For an $L$-smooth and $\mu$-strongly convex function, gradient descent with step-size $\eta=1/L$ satisfies
\[\|x_{t+1}-x^\star\| \le \left(1-\frac{\mu}{L}\right) \|x_t-x^\star\|.\]Iterating,
\[\|x_t-x^\star\| \le \left(1-\frac{\mu}{L}\right)^t \|x_0-x^\star\|.\]Thus, gradient descent converges geometrically:
\[\|x_t-x^\star\| = \mathcal{O}\left( \left(1-\frac{\mu}{L}\right)^t \right).\]The ratio
\[\kappa = \frac{L}{\mu}\]is called the condition number. A smaller condition number means faster convergence; a larger condition number means the objective is poorly conditioned and gradient descent may move slowly.
The Quadratic Case
A particularly transparent example is
\[f(x)=\frac12 x^\top A x - b^\top x,\]where $A$ is symmetric positive definite.
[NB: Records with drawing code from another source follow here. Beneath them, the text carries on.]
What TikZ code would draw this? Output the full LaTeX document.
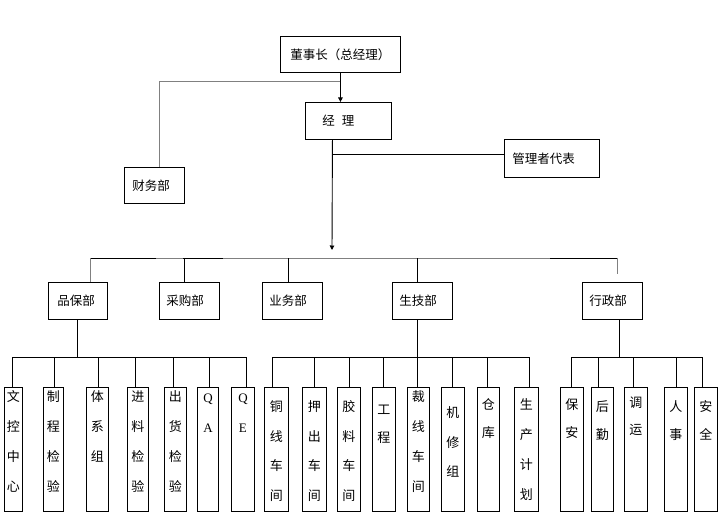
\documentclass[tikz,border=0pt]{standalone}
\usepackage{fontspec}
\setmainfont{Liberation Serif}
\newfontfamily\cjk{Noto Sans CJK SC}
\usetikzlibrary{arrows.meta,calc}
\newcommand\vchars[4]{%
  \foreach \c [count=\i from 0] in {#4}{%
    \node[vch] (#1-\i) at ($(#1.north)+(0,#2+\i*#3)$) {\c};
  }}
\begin{document}
\begin{tikzpicture}[x=1pt,y=-1pt,line width=0.9pt,
  box/.style={draw,anchor=north west,inner ysep=0pt,align=left,
    font=\cjk\fontsize{12.5}{15}\selectfont},
  vb/.style={draw,anchor=north west,inner sep=0pt,minimum height=124pt},
  vch/.style={inner sep=0pt,text height=11pt,text depth=1.5pt,
    font=\cjk\fontsize{13}{15}\selectfont},
  gr/.style={draw=black!50},
  arr/.style={-{Triangle[length=4.5pt,width=4.5pt]}}]
\useasboundingbox (0,0) rectangle (722,516);

% upper boxes
\node[box,minimum height=36pt,text width=106pt,inner xsep=7pt,align=center] (ceo) at (280,36) {董事长（总经理）};
\node[box,minimum height=37pt,text width=52pt,inner xsep=17pt] (mgr) at (305,102) {经\hspace{7pt}理};
\node[box,minimum height=36pt,text width=44pt,inner xsep=8pt] (cw) at (124,167) {财务部};
\node[box,minimum height=38pt,text width=79pt,inner xsep=8pt] (rep) at (504,139) {管理者代表};

% departments
\node[box,minimum height=37pt,text width=41pt,inner xsep=9pt] (pb) at (48,282) {品保部};
\node[box,minimum height=37pt,text width=46pt,inner xsep=7pt] (cg) at (159,282) {采购部};
\node[box,minimum height=37pt,text width=46pt,inner xsep=7pt] (yw) at (262,282) {业务部};
\node[box,minimum height=37pt,text width=46pt,inner xsep=7pt] (sj) at (392,282) {生技部};
\node[box,minimum height=37pt,text width=46pt,inner xsep=7pt] (xz) at (582,282) {行政部};

% sections
\node[vb,minimum width=18pt] (b1) at (4,387) {};
\node[vb,minimum width=20pt] (b2) at (43,387) {};
\node[vb,minimum width=22pt] (b3) at (86,387) {};
\node[vb,minimum width=21pt] (b4) at (127,387) {};
\node[vb,minimum width=22pt] (b5) at (164,387) {};
\node[vb,minimum width=21pt] (b6) at (197,387) {};
\node[vb,minimum width=23pt] (b7) at (231,387) {};
\node[vb,minimum width=24pt] (c1) at (264,387) {};
\node[vb,minimum width=24pt] (c2) at (302,387) {};
\node[vb,minimum width=23pt] (c3) at (337,387) {};
\node[vb,minimum width=23pt] (c4) at (372,387) {};
\node[vb,minimum width=22pt] (c5) at (407,387) {};
\node[vb,minimum width=23pt] (c6) at (441,387) {};
\node[vb,minimum width=22pt] (c7) at (477,387) {};
\node[vb,minimum width=24pt] (c8) at (514,387) {};
\node[vb,minimum width=23pt] (d1) at (560,387) {};
\node[vb,minimum width=22pt] (d2) at (591,387) {};
\node[vb,minimum width=23pt] (d3) at (624,387) {};
\node[vb,minimum width=23pt] (d4) at (664,387) {};
\node[vb,minimum width=23pt] (d5) at (694,387) {};

\vchars{b1}{10}{30}{文,控,中,心}
\vchars{b2}{10}{30}{制,程,检,验}
\vchars{b3}{10}{30}{体,系,组}
\vchars{b4}{10}{30}{进,料,检,验}
\vchars{b5}{10}{30}{出,货,检,验}
\vchars{b6}{11}{30}{\rmfamily Q,\rmfamily A}
\vchars{b7}{11}{30}{\rmfamily Q,\rmfamily E}
\vchars{c1}{20}{29.5}{铜,线,车,间}
\vchars{c2}{20}{29.5}{押,出,车,间}
\vchars{c3}{20}{29.5}{胶,料,车,间}
\vchars{c4}{23}{28}{工,程}
\vchars{c5}{10}{30}{裁,线,车,间}
\vchars{c6}{26}{29.5}{机,修,组}
\vchars{c7}{18}{28}{仓,库}
\vchars{c8}{18}{30}{生,产,计,划}
\vchars{d1}{18}{28}{保,安}
\vchars{d2}{20}{28}{后,勤}
\vchars{d3}{16}{27}{调,运}
\vchars{d4}{20}{28}{人,事}
\vchars{d5}{20}{28}{安,全}

% top connectors
\draw[arr] (ceo.south) -- (ceo.south |- mgr.north);
\coordinate (j1) at (340,81);
\draw[gr] (j1) -| ([xshift=5pt]cw.north);
\coordinate (m1) at ([xshift=-16pt]mgr.south);
\coordinate (m2) at (332,250);
\draw[arr] (m1) -- (m2);
\coordinate (m3) at (332,154);
\draw (m3) -- (m3 -| rep.west);

% main bus
\coordinate (bL) at (90,258);
\coordinate (s1) at (156,258);
\coordinate (s2) at (183,258);
\coordinate (s3) at (223,258);
\coordinate (s4) at (550,258);
\coordinate (bR) at (617,258);
\coordinate (bR2) at (617,274);
\draw (bL) -- (s1);
\draw[gr] (s1) -- (s2);
\draw (s2) -- (s3);
\draw[gr] (s3) -- (s4);
\draw (s4) -- (bR);
\draw[gr] (bR) -- (bR2);
\draw[gr] (bL) -- (bL |- pb.north);
\draw ([xshift=-5pt]cg.north) -- ([xshift=-5pt]cg.north |- bL);
\draw ([xshift=-4pt]yw.north) -- ([xshift=-4pt]yw.north |- bL);
\draw ([xshift=-5pt]sj.north) -- ([xshift=-5pt]sj.north |- bL);

% sub buses
\coordinate (p0) at (12,357);
\coordinate (p1) at (246,357);
\coordinate (q0) at (272,357);
\coordinate (q1) at (529,357);
\coordinate (r0) at (571,357);
\coordinate (r1) at (702,357);
\draw (p0) -- (p1);
\draw (q0) -- (q1);
\draw (r0) -- (r1);
\draw ([xshift=-0.5pt]pb.south) -- ([xshift=-0.5pt]pb.south |- p0);
\draw ([xshift=-5pt]sj.south) -- ([xshift=-5pt]sj.south |- c5.north);
\draw ([xshift=7pt]xz.south) -- ([xshift=7pt]xz.south |- r0);

\foreach \x/\b in {12/b1,54/b2,98/b3,135/b4,173/b5,209/b6,246/b7,
                   272/c1,314/c2,349/c3,383/c4,452/c6,487/c7,529/c8,
                   571/d1,598/d2,633/d3,676/d4,702/d5}{
  \coordinate (t) at (\x,357);
  \draw (t) -- (t |- \b.north);
}
\end{tikzpicture}
\end{document}
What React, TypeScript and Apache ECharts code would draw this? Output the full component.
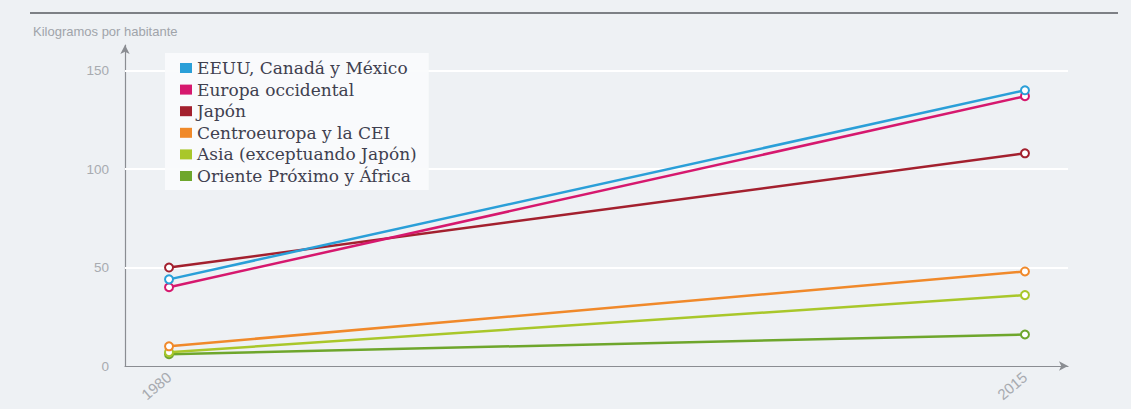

Then
\[\nabla f(x)=Ax-b.\]The minimizer satisfies
\[Ax^\star=b.\]Gradient descent becomes
\[x_{t+1} = x_t-\eta(Ax_t-b).\]Subtracting $x^\star$, and using $Ax^\star=b$,
\[x_{t+1}-x^\star = (I-\eta A)(x_t-x^\star).\]Therefore,
\[x_t-x^\star = (I-\eta A)^t(x_0-x^\star).\]The convergence is controlled by the eigenvalues of $I-\eta A$. If the eigenvalues of $A$ lie in
\[\mu \le \lambda_i(A) \le L,\]then choosing $0<\eta<2/L$ ensures convergence. The best fixed step-size is
\[\eta^\star = \frac{2}{L+\mu},\]which gives contraction factor
\[\frac{L-\mu}{L+\mu} = \frac{\kappa-1}{\kappa+1}.\]This explains why ill-conditioned problems are hard: when $\kappa$ is large,
\[\frac{\kappa-1}{\kappa+1} \approx 1,\]so the error shrinks very slowly.
Takeaway
Gradient descent works because smoothness turns the first-order Taylor approximation into a reliable upper bound. Moving against the gradient decreases this upper bound, and therefore decreases the objective.
The basic story is:
\[x_{t+1}=x_t-\eta\nabla f(x_t)\]combined with
\[f(x_{t+1}) \le f(x_t) - \frac{\eta}{2}\|\nabla f(x_t)\|^2.\]From this one inequality, we get:
- for nonconvex smooth functions, convergence to stationary points;
- for convex smooth functions, $\mathcal{O}(1/T)$ convergence in function value;
- for strongly convex smooth functions, linear convergence;
- for quadratic functions, convergence determined exactly by eigenvalues.
This is why gradient descent remains one of the central algorithms in optimization and machine learning: it is simple enough to write in one line, yet rich enough to reveal the geometry of learning.